Was ist eigentlich Plowdiw? Das hätte ich mich jedenfalls vor einiger Zeit gefragt, denn den Namen meines derzeitigen Aufenthaltorts kannte ich noch nicht lange, zumal er eher an eine nicht geläufige russische Abkürzung erinnern mag. Auf die Idee, die Stadt zu bereisen kam ich erst, als ich von einem einst aus Bulgarien stammenden und seit mehr als zehn Jahren in den USA lebenden Kollegen erfuhr, dass er in dieser Stadt studiert hat. Das machte mich erst einmal neugierig. Später, nämlich erst bei der Planung dieser Reise, las ich im Internet, dass Plowdiw im kommenden Jahr 2019 die europäische Kulturhauptstadt werden wird – was mich noch ein wenig neugieriger machte – und erst kurz vor meiner Abfahrt aus Hamburg ein paar Tage zuvor entdeckte ich, dass Plowdiw die älteste Stadt Europas ist mit archäologischen Funden, die 8000 Jahre alt sind – sie ist also noch gut 5000 Jahre älter als Rom. Insofern wurde Plowdiw zu meinem heimlichen Reiseziel, zumal es die östlichste meiner Stationen ist.

Die Altstadt, in die ich bereits am Tag zu vor von meinem Hotel aus gegangen bin, hat eine lange, hübsche Fußgängerzone mit Altbauten aus der vergangenen Jahrhundertwende und man findet an mehreren Stellen antike Stätten und Ruinen aus der römischen Zeit, nicht zu vergleichen mit dem Forum Romanum, aber viele Ruinen sind offenbar einfach noch nicht ausgegraben. Direkt östlich daran anschließend, auf einem kleinen Hügel gelegen, befindet sich das wirkliche Herzstück der Stadt, das mittelalterliche Viertel „Staria Grad“ mit kleinen Gässchen und Herrenhäusern aus der osmanischen Zeit, inklusive alter Stadtmauer und einem alten römischen Amphitheater.
Leider regnete es am Vormittag kräftig, so dass ich erst ein wenig später zu einem Erkundungsspaziergang aufbrach. Aufgrund des Wetters besuchte ich relativ bald das ethnologische Museum im historischen Viertel, um meine Sachen trocknen zu lassen, und war davon immerhin so halb angetan. Das historische Haus, das das Museum beherbergte, war in jedem Fall einen Besuch wert, es sah hübsch und alt aus, die hölzernen Dielen und Treppen knarzten beim Begehen und auch die Fotos und Exponate waren eigentlich sehenswert, nur war keins von ihnen datiert, so dass ich in einem Raum voller Töpfererzeugnissen wie Schalen, Tellern und tönernen Kelchen nicht erfuhr, ob die nun 100 oder 1000 Jahre alt waren. Am folgenden Tag werde ich das archäologische Museum besuchen und erhoffe mir diesbezüglich ein wenig mehr.

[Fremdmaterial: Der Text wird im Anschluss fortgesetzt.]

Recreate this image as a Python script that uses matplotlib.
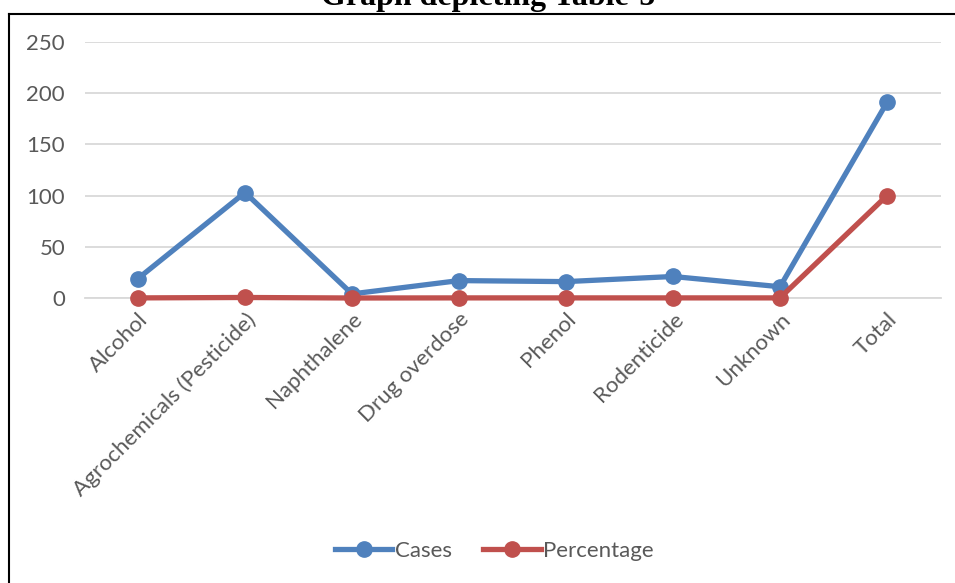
import matplotlib.pyplot as plt
from matplotlib.lines import Line2D

categories = ["Alcohol", "Agrochemicals (Pesticide)", "Naphthalene", "Drug overdose",
              "Phenol", "Rodenticide", "Unknown", "Total"]
cases = [19, 103, 4, 17, 16, 21, 11, 191]
percentage = [0.1, 0.5, 0.0, 0.1, 0.1, 0.1, 0.1, 100]
yticks = [0, 50, 100, 150, 200, 250]

plt.rcParams['font.family'] = ['Lato', 'DejaVu Sans']

W, H = 955, 583
fig = plt.figure(figsize=(W / 100, H / 100), dpi=100)
ax = fig.add_axes([84.5 / W, 1 - 298 / H, (940.5 - 84.5) / W, (298 - 42) / H])

x = range(len(categories))
ax.plot(x, cases, color='#4f81bd', lw=3.8, marker='o', ms=11, label='Cases',
        clip_on=False, zorder=3)
ax.plot(x, percentage, color='#c0504d', lw=3.8, marker='o', ms=11, label='Percentage',
        clip_on=False, zorder=3)

ax.set_xlim(-0.5, len(categories) - 0.5)
ax.set_ylim(0, 250)
ax.set_yticks(yticks)
ax.grid(axis='y', color='#d9d9d9', lw=1.3)
ax.set_axisbelow(True)
for s in ['top', 'right', 'left']:
    ax.spines[s].set_visible(False)
ax.spines['bottom'].set_color('#d9d9d9')
ax.spines['bottom'].set_linewidth(1.3)
ax.tick_params(axis='both', length=0, colors='#595959', labelsize=16)
ax.tick_params(axis='y', pad=14)
ax.set_xticks(list(x))
ax.set_xticklabels(categories, rotation=45, ha='right', rotation_mode='anchor')
ax.tick_params(axis='x', pad=8)

ax.legend(loc='center', bbox_to_anchor=(494 / W, 1 - 551 / H),
          bbox_transform=fig.transFigure, ncol=2, frameon=False, fontsize=16,
          labelcolor='#595959', handlelength=2.6, columnspacing=1.4, handletextpad=0.1)

fig.text(488 / W, 1 - 5 / H, "Graph depicting Table-5", ha='center', va='baseline',
         family='Liberation Serif', weight='bold', fontsize=23)

# chart border (top and left edges visible)
fig.add_artist(Line2D([9 / W, 1.0], [1 - 14 / H, 1 - 14 / H], color='black', lw=1.5,
                      transform=fig.transFigure))
fig.add_artist(Line2D([9 / W, 9 / W], [1 - 14 / H, 0], color='black', lw=1.5,
                      transform=fig.transFigure))

fig.savefig('out.png', dpi=100)
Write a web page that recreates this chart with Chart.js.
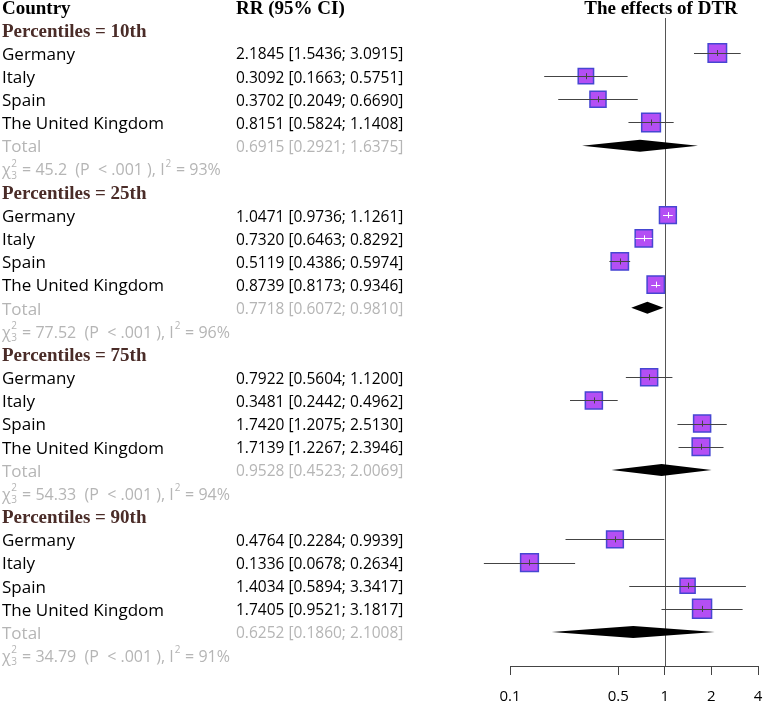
<!DOCTYPE html>
<html>
<head>
<meta charset="utf-8">
<script src="https://cdn.jsdelivr.net/npm/chart.js@4.4.1/dist/chart.umd.min.js"></script>
<style>
  html, body { margin: 0; padding: 0; background: #fff; }
  #wrap { width: 764px; height: 702px; position: relative; }
</style>
</head>
<body>
<div id="wrap"><canvas id="forestChart"></canvas></div>
<script>
const countries = ['Germany', 'Italy', 'Spain', 'The United Kingdom'];
const groups = ['Percentiles = 10th', 'Percentiles = 25th', 'Percentiles = 75th', 'Percentiles = 90th'];

// RR, lower and upper 95% CI, weight (%) per country, one set per percentile
const rr_10 = [2.1845, 0.3092, 0.3702, 0.8151];
const lower_10 = [1.5436, 0.1663, 0.2049, 0.5824];
const upper_10 = [3.0915, 0.5751, 0.6690, 1.1408];
const weight_10 = [28.7, 19.9, 21.8, 29.6];

const rr_25 = [1.0471, 0.7320, 0.5119, 0.8739];
const lower_25 = [0.9736, 0.6463, 0.4386, 0.8173];
const upper_25 = [1.1261, 0.8292, 0.5974, 0.9346];
const weight_25 = [24.0, 25.3, 25.3, 25.3];

const rr_75 = [0.7922, 0.3481, 1.7420, 1.7139];
const lower_75 = [0.5604, 0.2442, 1.2075, 1.2267];
const upper_75 = [1.1200, 0.4962, 2.5130, 2.3946];
const weight_75 = [24.5, 24.5, 24.5, 26.5];

const rr_90 = [0.4764, 0.1336, 1.4034, 1.7405];
const lower_90 = [0.2284, 0.0678, 0.5894, 0.9521];
const upper_90 = [0.9939, 0.2634, 3.3417, 3.1817];
const weight_90 = [23.7, 26.6, 19.2, 30.5];

const total_rr = [0.6915, 0.7718, 0.9528, 0.6252];
const total_lower = [0.2921, 0.6072, 0.4523, 0.1860];
const total_upper = [1.6375, 0.9810, 2.0069, 2.1008];
const chi2 = ['45.2', '77.52', '54.33', '34.79'];
const i2 = [93, 96, 94, 91];

const xTicks = [0.1, 0.5, 1, 2, 4];

const groupData = [
    [rr_10, lower_10, upper_10, weight_10],
    [rr_25, lower_25, upper_25, weight_25],
    [rr_75, lower_75, upper_75, weight_75],
    [rr_90, lower_90, upper_90, weight_90],
];

const fmt = v => v.toFixed(4);

// one entry per text line, row index = position on the y scale
const rows = [{ type: 'header' }];
groups.forEach((g, gi) => {
    const [rr, lo, hi, w] = groupData[gi];
    rows.push({ type: 'group', text: g });
    countries.forEach((c, ci) => {
        rows.push({ type: 'study', text: c, est: rr[ci], lo: lo[ci], hi: hi[ci], w: w[ci] });
    });
    rows.push({ type: 'total', text: 'Total', est: total_rr[gi], lo: total_lower[gi], hi: total_upper[gi] });
    rows.push({ type: 'het', chi: chi2[gi], i2: i2[gi] });
});

const studyPoints = [];
rows.forEach((r, i) => {
    if (r.type === 'study') studyPoints.push({ x: r.est, y: i, lo: r.lo, hi: r.hi, w: r.w });
});
const boxSide = w => 3.44 * Math.sqrt(w);

const SERIF_B = 'bold 19px "Liberation Serif", "Times New Roman", serif';
const SANS = '17px "Open Sans", "Noto Sans", sans-serif';
const NUM = '15.5px "Open Sans", "Noto Sans", sans-serif';
const HET = '16px "Open Sans", "Noto Sans", sans-serif';
const SMALL = '10px "Open Sans", "Noto Sans", sans-serif';
const GREY = '#b5b5b5';

const forestPlugin = {
    id: 'forest',
    beforeDatasetsDraw(chart) {
        const { ctx, scales: { x }, chartArea } = chart;
        const px = x.getPixelForValue(1);
        ctx.save();
        ctx.strokeStyle = '#555';
        ctx.lineWidth = 1;
        ctx.beginPath();
        ctx.moveTo(Math.round(px) + 0.5, 18);
        ctx.lineTo(Math.round(px) + 0.5, chartArea.bottom);
        ctx.stroke();
        ctx.restore();
    },
    afterDatasetsDraw(chart) {
        const { ctx, scales: { x, y } } = chart;
        ctx.save();
        ctx.lineWidth = 1;
        rows.forEach((r, i) => {
            const py = y.getPixelForValue(i);
            if (r.type === 'study') {
                const pe = x.getPixelForValue(r.est);
                const pl = x.getPixelForValue(r.lo);
                const ph = x.getPixelForValue(r.hi);
                const half = boxSide(r.w) / 2;
                const inside = pl > pe - half && ph < pe + half;
                ctx.strokeStyle = inside ? '#ffffff' : '#444444';
                ctx.beginPath();
                ctx.moveTo(pl, Math.round(py) + 0.5);
                ctx.lineTo(ph, Math.round(py) + 0.5);
                ctx.moveTo(Math.round(pe) + 0.5, py - 3);
                ctx.lineTo(Math.round(pe) + 0.5, py + 3);
                ctx.stroke();
            } else if (r.type === 'total') {
                const pe = x.getPixelForValue(r.est);
                const pl = x.getPixelForValue(r.lo);
                const ph = x.getPixelForValue(r.hi);
                ctx.fillStyle = '#000000';
                ctx.beginPath();
                ctx.moveTo(pl, py);
                ctx.lineTo(pe, py - 6);
                ctx.lineTo(ph, py);
                ctx.lineTo(pe, py + 6);
                ctx.closePath();
                ctx.fill();
            }
        });
        ctx.restore();
    },
    afterDraw(chart) {
        const { ctx, scales: { y } } = chart;
        ctx.save();
        ctx.textBaseline = 'middle';
        ctx.textAlign = 'left';
        rows.forEach((r, i) => {
            const py = y.getPixelForValue(i) + 2;
            if (r.type === 'header') {
                ctx.font = SERIF_B;
                ctx.fillStyle = '#000';
                ctx.fillText('Country', 2, py);
                ctx.fillText('RR (95% CI)', 236, py);
                ctx.textAlign = 'center';
                ctx.fillText('The effects of DTR', 661, py);
                ctx.textAlign = 'left';
            } else if (r.type === 'group') {
                ctx.font = SERIF_B;
                ctx.fillStyle = '#4a2c28';
                ctx.fillText(r.text, 2, py);
            } else if (r.type === 'study' || r.type === 'total') {
                ctx.fillStyle = r.type === 'total' ? GREY : '#000';
                ctx.font = SANS;
                ctx.fillText(r.text, 2, py);
                ctx.font = NUM;
                ctx.fillText(fmt(r.est) + ' [' + fmt(r.lo) + '; ' + fmt(r.hi) + ']', 236, py);
            } else if (r.type === 'het') {
                ctx.fillStyle = GREY;
                ctx.font = HET;
                let cx = 2;
                ctx.fillText('\u03C7', cx, py);
                cx += ctx.measureText('\u03C7').width;
                ctx.font = SMALL;
                ctx.fillText('2', cx + 0.5, py - 7);
                ctx.fillText('3', cx + 0.5, py + 5);
                cx += ctx.measureText('2').width + 1.5;
                ctx.font = HET;
                const mid = ' = ' + r.chi + '  (P  < .001 ), I';
                ctx.fillText(mid, cx, py);
                cx += ctx.measureText(mid).width;
                ctx.font = SMALL;
                ctx.fillText('2', cx + 1, py - 7);
                cx += ctx.measureText('2').width + 1.5;
                ctx.font = HET;
                ctx.fillText(' = ' + r.i2 + '%', cx, py);
            }
        });
        ctx.restore();
    }
};

const forest_config = {
    type: 'scatter',
    data: {
        datasets: [{
            label: 'RR',
            data: studyPoints,
            pointStyle: 'rect',
            pointRadius: studyPoints.map(p => boxSide(p.w) / (2 * Math.SQRT1_2)),
            pointHoverRadius: studyPoints.map(p => boxSide(p.w) / (2 * Math.SQRT1_2)),
            backgroundColor: '#b44ff4',
            borderColor: '#4646d2',
            borderWidth: 1.5,
        }]
    },
    options: {
        responsive: true,
        maintainAspectRatio: false,
        animation: false,
        layout: { autoPadding: false, padding: { left: 510, right: 6, top: 0, bottom: 0 } },
        plugins: {
            legend: { display: false },
            tooltip: { enabled: false },
        },
        scales: {
            x: {
                type: 'logarithmic',
                position: 'bottom',
                min: 0.1,
                max: 4,
                afterBuildTicks: scale => { scale.ticks = xTicks.map(v => ({ value: v })); },
                afterFit: scale => {
                    scale.height = 36;
                    scale.paddingLeft = 0;
                    scale.paddingRight = 0;
                },
                grid: { drawOnChartArea: false, drawTicks: true, tickLength: 9, color: '#444' },
                border: { display: true, color: '#444', width: 1 },
                ticks: {
                    autoSkip: false,
                    maxRotation: 0,
                    padding: 13,
                    color: '#000',
                    font: { family: '"Open Sans", "Noto Sans", sans-serif', size: 15 },
                    callback: v => String(v),
                },
            },
            y: {
                type: 'linear',
                reverse: true,
                min: -0.289,
                max: 28.467,
                display: false,
            }
        }
    },
    plugins: [forestPlugin],
};

new Chart(document.getElementById('forestChart'), forest_config);
</script>
</body>
</html>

Auf dem Weg zurück in der Fußgängerzone sah ich die katholische und orthodoxe Kirche nicht weit voneinander entfernt und passierte kurz danach die zentral gelegene Moschee. Ich war beeindruckt, wie gleichberechtigt hier die Gotteshäuser erscheinen – vermutlich ein Aspekt, der erklärt, warum hier offenbar alle Religionen friedlich miteinander leben, aber ein zugegebenermaßen nicht überall einfach zu erreichender. Gegen Nachmittag, nachdem der Regen aufgehört hatte, entschloss ich mich, die anderen Hügel inmitten der Stadt zu erklimmen. Jedes Mal hatte man einen schönen Blick auf die Altstadt – nicht zu vergleichen mit dem Blick auf die Neustadt Skopjes, und ich erreichte so auch ein weiteres Wahrzeichen, einen leicht verfallenen Uhrenturm aus der osmanischen Zeit um das 16. Jahrhundert.
Im Hotel angekommen vergewisserte ich mich, dass die Sauna lief und nutzte die Gelegenheit für zwei Stunden schwimmen und schwitzen, bevor ich mich auf dem Weg zum Abendessen zurück in die Stadt machte. Obwohl Sandra und ich tagsüber mobil Nachrichten und Grüße zum Valentinstag ausgetauscht hatten, habe ich nicht bedacht, dass der heutige Tag natürlich auch Auswirkungen auf die Anzahl noch freier Tische haben mag. Nachdem ein Restaurant meiner engeren Auswahl mich wieder fortschickte und bei einem zweiten ca. 10 Leute – nein, Pärchen – im Eingangsbereich auf einen Tisch warteten, entschied ich mich für einen Platz draußen unter einem Wärmepilz, denn ich hatte ja eine warme Jacke mit. An den Tischen neben mir saßen ein paar Pärchen, denen es wohl ähnlich ging wir mir.